Robotics team builds path to state meet

The robotics team competed at the State UIL Robotic Meet Dec. 8-10.

After months of daily preparation, hours of whirring motors and undergoing multiple interviews, the robotics team placed 12th overall out of 73 total groups at the State UIL Robotics Meet Dec. 8-10.

The team presented a robot built to farm simulated crops, a marketing presentation, a research paper in notebook format and an exhibit showing the process used in creating the robot. The group is coached by career and tech education teacher Bill Troyer.

“I really think we may have been able to get first, but in the eighth and final round after picking tomatoes, the robot just died,” Troyer said. “Somehow, we lost power between the cortex (brain) and the battery, so we just had to sit there the rest of the round. No points. I’m still proud of how we did.”

This is the first year for the robotics team to go to the UIL State Robotics Meet and the second year for the UIL Robotics pilot. The team competed last year in other contests.

“I was really happy,” sophomore and head programmer Jonah Ramirez said. “I was glad for the improvement from last year.”

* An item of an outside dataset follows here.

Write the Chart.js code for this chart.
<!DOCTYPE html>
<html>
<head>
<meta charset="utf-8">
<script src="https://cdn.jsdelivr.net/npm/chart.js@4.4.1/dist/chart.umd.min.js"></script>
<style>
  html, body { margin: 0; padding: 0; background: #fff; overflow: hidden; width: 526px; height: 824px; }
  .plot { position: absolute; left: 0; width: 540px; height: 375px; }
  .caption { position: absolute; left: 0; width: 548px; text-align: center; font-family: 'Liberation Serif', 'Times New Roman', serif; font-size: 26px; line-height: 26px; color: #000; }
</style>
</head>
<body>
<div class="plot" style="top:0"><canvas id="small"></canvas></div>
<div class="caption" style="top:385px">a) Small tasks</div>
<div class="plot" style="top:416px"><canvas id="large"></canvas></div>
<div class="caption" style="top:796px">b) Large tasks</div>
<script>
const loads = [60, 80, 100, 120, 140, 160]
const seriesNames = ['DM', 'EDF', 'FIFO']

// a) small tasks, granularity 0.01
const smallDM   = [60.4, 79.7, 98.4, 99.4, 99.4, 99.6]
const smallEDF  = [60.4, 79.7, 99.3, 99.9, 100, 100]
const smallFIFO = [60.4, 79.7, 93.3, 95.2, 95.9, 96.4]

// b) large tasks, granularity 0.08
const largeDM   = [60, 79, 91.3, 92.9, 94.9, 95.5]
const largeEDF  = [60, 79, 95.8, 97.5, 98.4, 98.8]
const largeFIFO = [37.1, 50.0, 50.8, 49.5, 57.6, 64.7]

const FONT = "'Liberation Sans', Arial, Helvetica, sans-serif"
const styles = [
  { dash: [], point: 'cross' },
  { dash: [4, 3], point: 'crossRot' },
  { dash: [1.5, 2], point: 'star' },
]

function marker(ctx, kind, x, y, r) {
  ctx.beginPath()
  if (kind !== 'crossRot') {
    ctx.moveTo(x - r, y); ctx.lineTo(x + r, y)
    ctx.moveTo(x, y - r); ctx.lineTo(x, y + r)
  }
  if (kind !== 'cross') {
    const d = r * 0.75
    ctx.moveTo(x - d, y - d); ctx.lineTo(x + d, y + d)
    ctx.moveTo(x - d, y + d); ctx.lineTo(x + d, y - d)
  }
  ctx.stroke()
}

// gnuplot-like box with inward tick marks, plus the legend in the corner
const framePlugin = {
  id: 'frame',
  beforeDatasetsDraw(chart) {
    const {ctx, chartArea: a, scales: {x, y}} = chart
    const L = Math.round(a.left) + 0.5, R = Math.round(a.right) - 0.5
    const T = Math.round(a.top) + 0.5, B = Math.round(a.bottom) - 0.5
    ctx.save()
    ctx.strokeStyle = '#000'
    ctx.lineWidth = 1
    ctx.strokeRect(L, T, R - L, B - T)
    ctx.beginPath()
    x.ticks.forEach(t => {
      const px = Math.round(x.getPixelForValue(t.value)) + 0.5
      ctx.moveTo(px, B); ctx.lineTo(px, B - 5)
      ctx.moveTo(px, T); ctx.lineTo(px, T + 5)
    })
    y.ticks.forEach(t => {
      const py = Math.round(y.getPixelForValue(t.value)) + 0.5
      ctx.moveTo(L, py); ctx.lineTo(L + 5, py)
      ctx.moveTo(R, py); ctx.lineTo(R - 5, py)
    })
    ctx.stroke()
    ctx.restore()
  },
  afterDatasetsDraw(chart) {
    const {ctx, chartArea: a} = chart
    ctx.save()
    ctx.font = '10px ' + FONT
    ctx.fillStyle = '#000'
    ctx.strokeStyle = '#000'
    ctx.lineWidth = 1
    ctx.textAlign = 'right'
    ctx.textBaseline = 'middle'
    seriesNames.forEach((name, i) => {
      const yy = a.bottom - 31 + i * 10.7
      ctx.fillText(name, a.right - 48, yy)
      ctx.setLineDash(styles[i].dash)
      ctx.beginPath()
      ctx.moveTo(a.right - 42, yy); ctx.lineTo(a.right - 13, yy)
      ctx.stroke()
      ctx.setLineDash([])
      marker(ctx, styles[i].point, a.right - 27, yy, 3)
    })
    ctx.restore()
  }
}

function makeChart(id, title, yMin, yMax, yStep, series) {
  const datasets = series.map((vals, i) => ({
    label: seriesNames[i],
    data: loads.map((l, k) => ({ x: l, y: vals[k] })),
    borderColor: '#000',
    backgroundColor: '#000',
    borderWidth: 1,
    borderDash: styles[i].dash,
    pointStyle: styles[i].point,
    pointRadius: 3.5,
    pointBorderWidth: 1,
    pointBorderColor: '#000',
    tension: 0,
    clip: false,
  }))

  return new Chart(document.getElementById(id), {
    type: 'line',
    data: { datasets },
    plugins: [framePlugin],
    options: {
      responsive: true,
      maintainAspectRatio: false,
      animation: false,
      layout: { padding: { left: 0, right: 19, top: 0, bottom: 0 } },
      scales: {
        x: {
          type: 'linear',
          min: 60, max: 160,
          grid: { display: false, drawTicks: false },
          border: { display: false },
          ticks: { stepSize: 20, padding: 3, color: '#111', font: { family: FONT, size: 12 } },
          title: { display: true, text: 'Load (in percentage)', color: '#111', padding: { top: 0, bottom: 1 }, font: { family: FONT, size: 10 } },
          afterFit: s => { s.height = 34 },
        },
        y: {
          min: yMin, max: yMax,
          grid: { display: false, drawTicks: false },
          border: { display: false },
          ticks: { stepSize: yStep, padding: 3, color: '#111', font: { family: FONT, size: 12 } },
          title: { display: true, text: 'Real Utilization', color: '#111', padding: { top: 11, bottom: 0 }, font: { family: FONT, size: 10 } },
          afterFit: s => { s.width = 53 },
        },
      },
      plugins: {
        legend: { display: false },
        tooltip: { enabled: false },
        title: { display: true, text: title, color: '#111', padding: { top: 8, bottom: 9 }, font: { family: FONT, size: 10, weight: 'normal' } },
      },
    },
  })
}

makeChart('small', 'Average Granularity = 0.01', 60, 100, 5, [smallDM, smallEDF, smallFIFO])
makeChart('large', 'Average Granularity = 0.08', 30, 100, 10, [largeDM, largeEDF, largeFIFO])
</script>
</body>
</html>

The season began Sept. 17, when the team met in Lubbock to gather supplies and receive the theme of the contest, farming. Since then, the team met after school daily until competing at state.

“You have to be willing to put in time,” junior and president Jaime Cruz said. “It’s not just, ‘Oh, I’ll just show up and do whatever.’ It’s ‘I have to show up and actually work,’ because if you don’t, then you don’t get anything done.”

Ramirez said the team requires members with varied skill sets.

“If you want to join, you don’t have to be a genius,” Ramirez said. “We need someone to write the research paper or somebody who’s into marketing to help us with a marketing presentation. It’s not just engineers we need.”

The team won third overall at the West Texas BEST Hub competition Oct. 30, which qualified them for State.

“Sept. 17 was kickoff, and from there we went until Oct. 10 working on the robot and working on things surrounding it,” Cruz said. “The notebook’s due before everything else, and the exhibit we worked on the day before up until then. We had to have videos prepared and interviews sent out so we would know what to say. We would spend 60 hours, a whole week, at someone’s house practicing driving on a course.”

Ramirez said being on the team has taught him the importance of teamwork.

“I’ve learned things I couldn’t have learned anywhere else,” Ramirez said. “We have people who are specialized in different things. I couldn’t do this on my own, there’s no doubt about it.”